┌─ DATASET ROWS

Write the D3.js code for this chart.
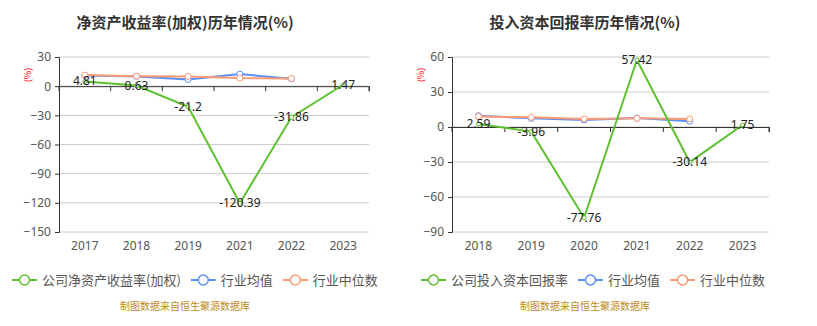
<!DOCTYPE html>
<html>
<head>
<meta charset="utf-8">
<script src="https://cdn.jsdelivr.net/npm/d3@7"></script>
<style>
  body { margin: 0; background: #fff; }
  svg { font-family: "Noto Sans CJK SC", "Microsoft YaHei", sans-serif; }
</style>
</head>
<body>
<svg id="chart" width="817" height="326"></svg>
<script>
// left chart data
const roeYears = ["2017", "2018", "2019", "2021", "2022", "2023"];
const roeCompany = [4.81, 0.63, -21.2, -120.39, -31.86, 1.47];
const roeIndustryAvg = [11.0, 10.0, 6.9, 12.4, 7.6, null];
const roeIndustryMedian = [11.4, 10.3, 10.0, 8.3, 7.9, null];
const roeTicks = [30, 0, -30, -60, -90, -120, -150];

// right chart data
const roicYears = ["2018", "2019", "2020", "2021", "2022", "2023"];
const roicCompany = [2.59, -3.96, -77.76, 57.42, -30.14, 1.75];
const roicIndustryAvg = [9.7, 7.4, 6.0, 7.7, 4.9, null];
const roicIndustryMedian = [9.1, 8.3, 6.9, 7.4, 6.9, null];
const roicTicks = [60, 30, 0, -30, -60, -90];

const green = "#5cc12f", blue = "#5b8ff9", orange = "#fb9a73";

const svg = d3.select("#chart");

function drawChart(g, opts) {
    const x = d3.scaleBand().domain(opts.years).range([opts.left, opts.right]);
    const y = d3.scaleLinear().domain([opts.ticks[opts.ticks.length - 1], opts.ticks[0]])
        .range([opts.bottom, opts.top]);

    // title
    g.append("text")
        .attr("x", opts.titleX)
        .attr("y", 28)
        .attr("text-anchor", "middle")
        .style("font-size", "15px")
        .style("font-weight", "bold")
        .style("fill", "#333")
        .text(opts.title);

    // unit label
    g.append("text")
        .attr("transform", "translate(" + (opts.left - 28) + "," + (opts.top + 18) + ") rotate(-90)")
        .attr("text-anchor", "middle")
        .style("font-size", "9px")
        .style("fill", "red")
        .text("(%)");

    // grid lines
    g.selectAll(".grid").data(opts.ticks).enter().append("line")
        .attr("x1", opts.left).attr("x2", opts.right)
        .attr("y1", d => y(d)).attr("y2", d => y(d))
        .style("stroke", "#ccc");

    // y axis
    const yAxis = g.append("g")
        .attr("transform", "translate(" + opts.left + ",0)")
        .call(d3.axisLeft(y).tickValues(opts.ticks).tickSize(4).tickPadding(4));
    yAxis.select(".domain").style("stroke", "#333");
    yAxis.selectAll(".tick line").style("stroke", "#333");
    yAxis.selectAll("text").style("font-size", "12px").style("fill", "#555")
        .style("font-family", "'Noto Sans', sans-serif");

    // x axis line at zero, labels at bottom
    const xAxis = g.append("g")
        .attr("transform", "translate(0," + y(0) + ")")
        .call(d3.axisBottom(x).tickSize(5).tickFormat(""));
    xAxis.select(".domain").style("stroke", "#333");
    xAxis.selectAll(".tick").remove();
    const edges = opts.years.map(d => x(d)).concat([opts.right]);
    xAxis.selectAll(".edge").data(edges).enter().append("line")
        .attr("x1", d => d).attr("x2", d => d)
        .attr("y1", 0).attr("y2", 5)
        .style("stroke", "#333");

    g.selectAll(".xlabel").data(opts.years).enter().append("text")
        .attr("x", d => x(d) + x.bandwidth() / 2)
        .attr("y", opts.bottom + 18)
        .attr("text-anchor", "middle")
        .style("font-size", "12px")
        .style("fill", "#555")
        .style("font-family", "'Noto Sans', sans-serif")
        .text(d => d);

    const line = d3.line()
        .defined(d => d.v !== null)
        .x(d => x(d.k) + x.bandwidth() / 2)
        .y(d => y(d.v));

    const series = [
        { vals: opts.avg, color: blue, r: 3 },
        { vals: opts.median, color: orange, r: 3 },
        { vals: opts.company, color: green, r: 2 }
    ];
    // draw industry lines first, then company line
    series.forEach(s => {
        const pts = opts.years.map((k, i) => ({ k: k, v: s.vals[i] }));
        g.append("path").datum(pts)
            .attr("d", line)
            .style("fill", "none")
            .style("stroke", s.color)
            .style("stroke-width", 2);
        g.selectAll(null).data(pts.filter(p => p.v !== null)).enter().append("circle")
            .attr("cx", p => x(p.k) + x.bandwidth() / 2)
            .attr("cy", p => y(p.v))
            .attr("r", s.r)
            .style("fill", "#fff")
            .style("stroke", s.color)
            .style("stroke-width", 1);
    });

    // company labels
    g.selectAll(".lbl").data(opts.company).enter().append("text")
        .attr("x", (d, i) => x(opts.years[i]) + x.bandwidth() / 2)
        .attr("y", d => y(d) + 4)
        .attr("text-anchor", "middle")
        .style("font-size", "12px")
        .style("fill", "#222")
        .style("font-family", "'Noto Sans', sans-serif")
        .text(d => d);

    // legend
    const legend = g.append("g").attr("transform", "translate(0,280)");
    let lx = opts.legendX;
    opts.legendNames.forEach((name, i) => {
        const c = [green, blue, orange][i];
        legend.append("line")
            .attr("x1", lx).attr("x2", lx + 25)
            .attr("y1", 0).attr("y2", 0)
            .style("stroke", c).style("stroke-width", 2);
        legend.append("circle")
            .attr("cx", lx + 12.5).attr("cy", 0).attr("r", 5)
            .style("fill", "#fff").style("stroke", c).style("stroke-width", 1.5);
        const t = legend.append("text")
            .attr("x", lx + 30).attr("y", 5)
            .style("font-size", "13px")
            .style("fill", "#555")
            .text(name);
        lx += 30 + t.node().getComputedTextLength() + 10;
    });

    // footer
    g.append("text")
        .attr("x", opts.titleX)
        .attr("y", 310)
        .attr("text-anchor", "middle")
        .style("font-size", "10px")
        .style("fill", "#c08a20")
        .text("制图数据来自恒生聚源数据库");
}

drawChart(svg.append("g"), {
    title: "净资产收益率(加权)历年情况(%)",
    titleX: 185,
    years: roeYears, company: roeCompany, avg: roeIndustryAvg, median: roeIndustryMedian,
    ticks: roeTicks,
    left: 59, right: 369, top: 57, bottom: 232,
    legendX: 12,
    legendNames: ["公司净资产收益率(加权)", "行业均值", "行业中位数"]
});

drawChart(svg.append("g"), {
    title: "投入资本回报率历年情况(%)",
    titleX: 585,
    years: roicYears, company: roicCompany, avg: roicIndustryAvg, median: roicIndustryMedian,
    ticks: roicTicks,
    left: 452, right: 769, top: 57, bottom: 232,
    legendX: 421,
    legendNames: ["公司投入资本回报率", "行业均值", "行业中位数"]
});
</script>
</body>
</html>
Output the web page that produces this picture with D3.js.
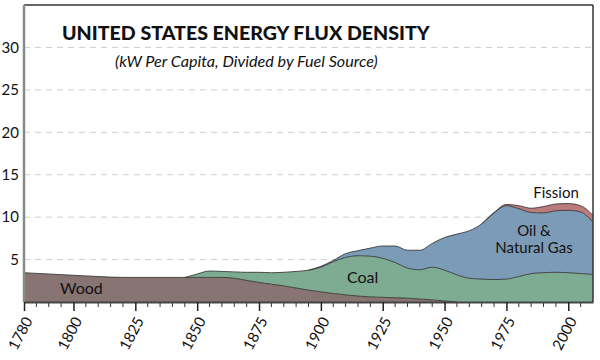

└─

> TASK DESCRIPTION:
Where a line in the entries holds "this", copy that line.

> EXERCISE RESULT:
Write the D3.js code for this chart.
Output the web page that produces this picture with D3.js.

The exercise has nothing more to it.